Paying For College – Students Or Parents?

by Leon on January 21, 2013

When you’re a parent holding your newborn for the very first time, there are probably a lot of thoughts that run through your mind. One of them just may be that you hope that you’ll be in a position to provide your son or daughter with all that they need in order to be a thriving adult. And, without a doubt, that would have to include sending them off to college.

Of course, when it comes to deciding who should pay for it, it may not be as black-and-white as it might initially appear. On one hand, if you’re in a financial state where you can pay all of their way, it could be a real blessing. On the other, as the price of tuition only continues to increase, that may not be the most realistic route to go. Plus, there’s something to be said for a college student contributing to their own educational future (they tend to appreciate it more when they do).

So, when it comes to deciding who should ultimately pay for college, the parents or the student, we’ve provided a few options for you to think about before reaching a final decision that is best for you and your home:

Tuition and retirement often happen at the same time.

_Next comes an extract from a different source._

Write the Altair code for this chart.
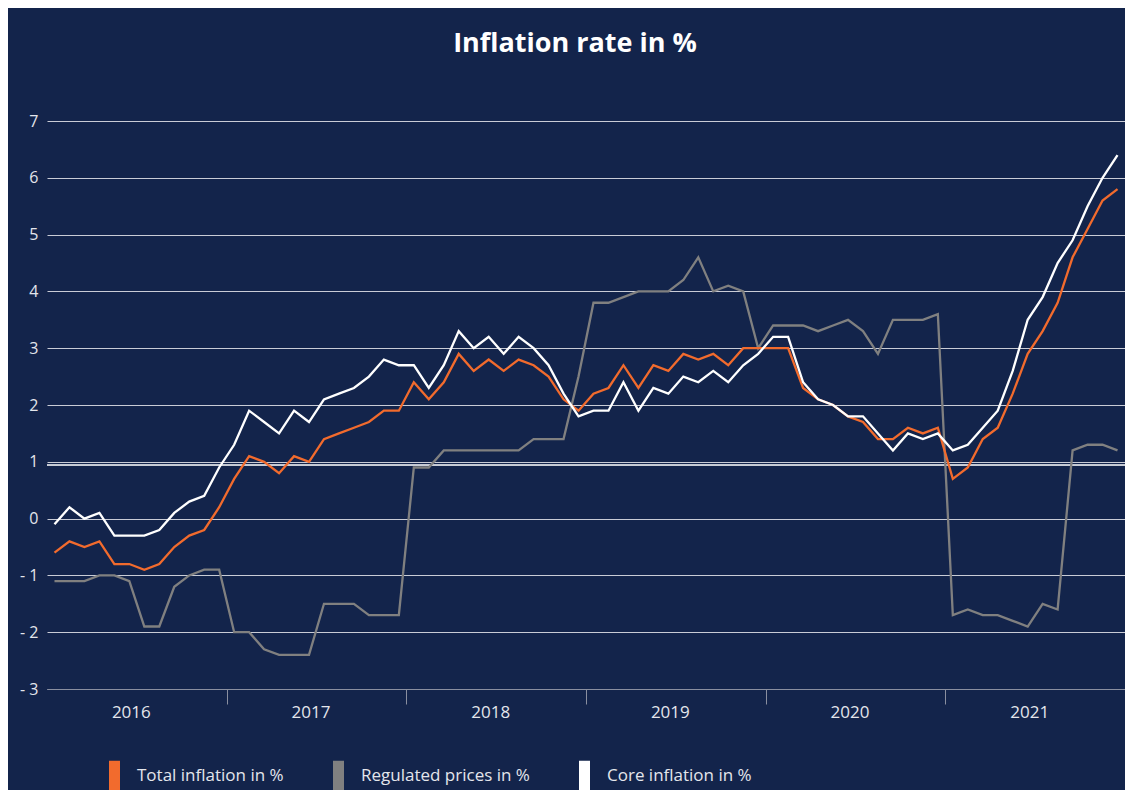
import altair as alt
import pandas as pd

# ---- data ----
months = [f"{y}-{m:02d}" for y in range(2016, 2022) for m in range(1, 13)]

total = [-0.6, -0.4, -0.5, -0.4, -0.8, -0.8, -0.9, -0.8, -0.5, -0.3, -0.2, 0.2,
         0.7, 1.1, 1.0, 0.8, 1.1, 1.0, 1.4, 1.5, 1.6, 1.7, 1.9, 1.9,
         2.4, 2.1, 2.4, 2.9, 2.6, 2.8, 2.6, 2.8, 2.7, 2.5, 2.1, 1.9,
         2.2, 2.3, 2.7, 2.3, 2.7, 2.6, 2.9, 2.8, 2.9, 2.7, 3.0, 3.0,
         3.0, 3.0, 2.3, 2.1, 2.0, 1.8, 1.7, 1.4, 1.4, 1.6, 1.5, 1.6,
         0.7, 0.9, 1.4, 1.6, 2.2, 2.9, 3.3, 3.8, 4.6, 5.1, 5.6, 5.8]

regulated = [-1.1, -1.1, -1.1, -1.0, -1.0, -1.1, -1.9, -1.9, -1.2, -1.0, -0.9, -0.9,
             -2.0, -2.0, -2.3, -2.4, -2.4, -2.4, -1.5, -1.5, -1.5, -1.7, -1.7, -1.7,
             0.9, 0.9, 1.2, 1.2, 1.2, 1.2, 1.2, 1.2, 1.4, 1.4, 1.4, 2.5,
             3.8, 3.8, 3.9, 4.0, 4.0, 4.0, 4.2, 4.6, 4.0, 4.1, 4.0, 3.0,
             3.4, 3.4, 3.4, 3.3, 3.4, 3.5, 3.3, 2.9, 3.5, 3.5, 3.5, 3.6,
             -1.7, -1.6, -1.7, -1.7, -1.8, -1.9, -1.5, -1.6, 1.2, 1.3, 1.3, 1.2]

core = [-0.1, 0.2, 0.0, 0.1, -0.3, -0.3, -0.3, -0.2, 0.1, 0.3, 0.4, 0.9,
        1.3, 1.9, 1.7, 1.5, 1.9, 1.7, 2.1, 2.2, 2.3, 2.5, 2.8, 2.7,
        2.7, 2.3, 2.7, 3.3, 3.0, 3.2, 2.9, 3.2, 3.0, 2.7, 2.2, 1.8,
        1.9, 1.9, 2.4, 1.9, 2.3, 2.2, 2.5, 2.4, 2.6, 2.4, 2.7, 2.9,
        3.2, 3.2, 2.4, 2.1, 2.0, 1.8, 1.8, 1.5, 1.2, 1.5, 1.4, 1.5,
        1.2, 1.3, 1.6, 1.9, 2.6, 3.5, 3.9, 4.5, 4.9, 5.5, 6.0, 6.4]

series_names = ["Total inflation in %", "Regulated prices in %", "Core inflation in %"]
series_colors = ["#f26b2d", "#808080", "#ffffff"]
year_ticks = [2017, 2018, 2019, 2020, 2021]
year_labels = [2016.5, 2017.5, 2018.5, 2019.5, 2020.5, 2021.5]
y_ticks = [-3, -2, -1, 0, 1, 2, 3, 4, 5, 6, 7]

# ---- table ----
rows = []
for name, vals in [(series_names[1], regulated), (series_names[0], total), (series_names[2], core)]:
    for m, v in zip(months, vals):
        yr, mo = int(m[:4]), int(m[5:])
        rows.append({"month": m, "t": yr + (mo - 0.5) / 12, "value": v, "series": name})
df = pd.DataFrame(rows)

BG = "#13244b"
GRID = "#c9ccd6"
TXT = "#e4e6ec"
FONT = "Open Sans"

x_axis = alt.Axis(
    values=sorted(year_ticks + year_labels),
    labelExpr="datum.value % 1 == 0.5 ? floor(datum.value) : ''",
    tickOpacity={"condition": {"test": "datum.value % 1 == 0", "value": 1}, "value": 0},
    tickSize=15, tickColor="#8a8fa0", tickWidth=1,
    domainColor="#8a8fa0", domainWidth=1,
    grid=False, title=None, labelFontSize=17, labelColor=TXT, labelFont=FONT,
    labelPadding=0, labelFlush=False, labelOffset=-6,
)

y_axis = alt.Axis(
    values=y_ticks,
    labelExpr="datum.value < 0 ? '- ' + abs(datum.value) : '' + datum.value",
    grid=True, gridColor=GRID, gridWidth=1, ticks=False, domain=False,
    title=None, labelFontSize=16, labelColor=TXT, labelFont=FONT, labelPadding=9,
)

lines = alt.Chart(df).mark_line(strokeWidth=2.3, strokeJoin="miter").encode(
    x=alt.X("t:Q", scale=alt.Scale(domain=[2016, 2022], nice=False, zero=False), axis=x_axis),
    y=alt.Y("value:Q", scale=alt.Scale(domain=[-3, 7], nice=False), axis=y_axis),
    color=alt.Color(
        "series:N",
        scale=alt.Scale(domain=series_names, range=series_colors),
        legend=alt.Legend(
            title=None, orient="none", legendX=47, legendY=634, direction="horizontal",
            symbolType="M0,-1L0,1", symbolSize=900, symbolStrokeWidth=11,
            labelFontSize=17, labelColor=TXT, labelFont=FONT, labelOffset=2,
            columnPadding=32, padding=0, labelLimit=400,
        ),
    ),
    detail="series:N",
)

extra = alt.Chart(df).mark_rule(color=GRID, strokeWidth=1, yOffset=3.5).encode(y=alt.datum(1))

chart = alt.layer(extra, lines).properties(
    width=1078,
    height=568,
    background=BG,
    padding={"left": 39, "top": 113, "right": 0, "bottom": 101},
    autosize=alt.AutoSizeParams(type="none"),
    title=alt.TitleParams(
        "Inflation rate in %", fontSize=27, fontWeight="bold", color="#ffffff",
        font=FONT, anchor="middle", frame="group", offset=55, dx=-11,
    ),
).configure_view(stroke=None)

chart.save("out.html", embed_options={"renderer": "svg", "actions": False})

If you speak with a financial consultant about how to provide for your child’s college tuition, one thing that a lot of them will tell you is that you definitely should not do whatever would require pulling from your retirement fund. The reality is that your child is younger and so they have a lot more opportunities to make money than you will. This is why it’s smart to have a savings account that is allotted for your child’s tuition; one that is separate from any of your own future plans.

Scholarships and grants are available. One of the main reasons why a lot of parents want to assume the responsibility of their child’s tuition is because they don’t want their son or daughter entering into the workplace with any amount of debt. Taking out financial aid is an option for most students, but it’s definitely a loan that must be paid back (and can do amazing amounts of damage if it’s not). However, financial aid is not the only funding option for a student. Each year, there are articles reporting the fact that there are millions and millions of dollars that are wasted simply due to the fact that people do not make the time to apply for scholarships and grants. There are thousands of them at your child’s disposal and a couple of hours each weekend to fill out some applications can make it well worth everyone’s while.

Jobs encourage a sense of responsibility. Whether your child is preparing to be an incoming freshman or applying to get one of the masters in human resources degrees from a reputable school, college is going to be one of their main priorities for the next few years. This doesn’t mean that they shouldn’t have some kind of employment, though. Whether it’s a part-time job or even work study, one benefit of having a job while in school is that it teaches young people to have a greater sense of responsibility along with how to balance several demands all at once. It’s not about “not helping your child” by paying all of their tuition. It’s more about “providing them with the tools” needed to be an independent adult. Just something to think about.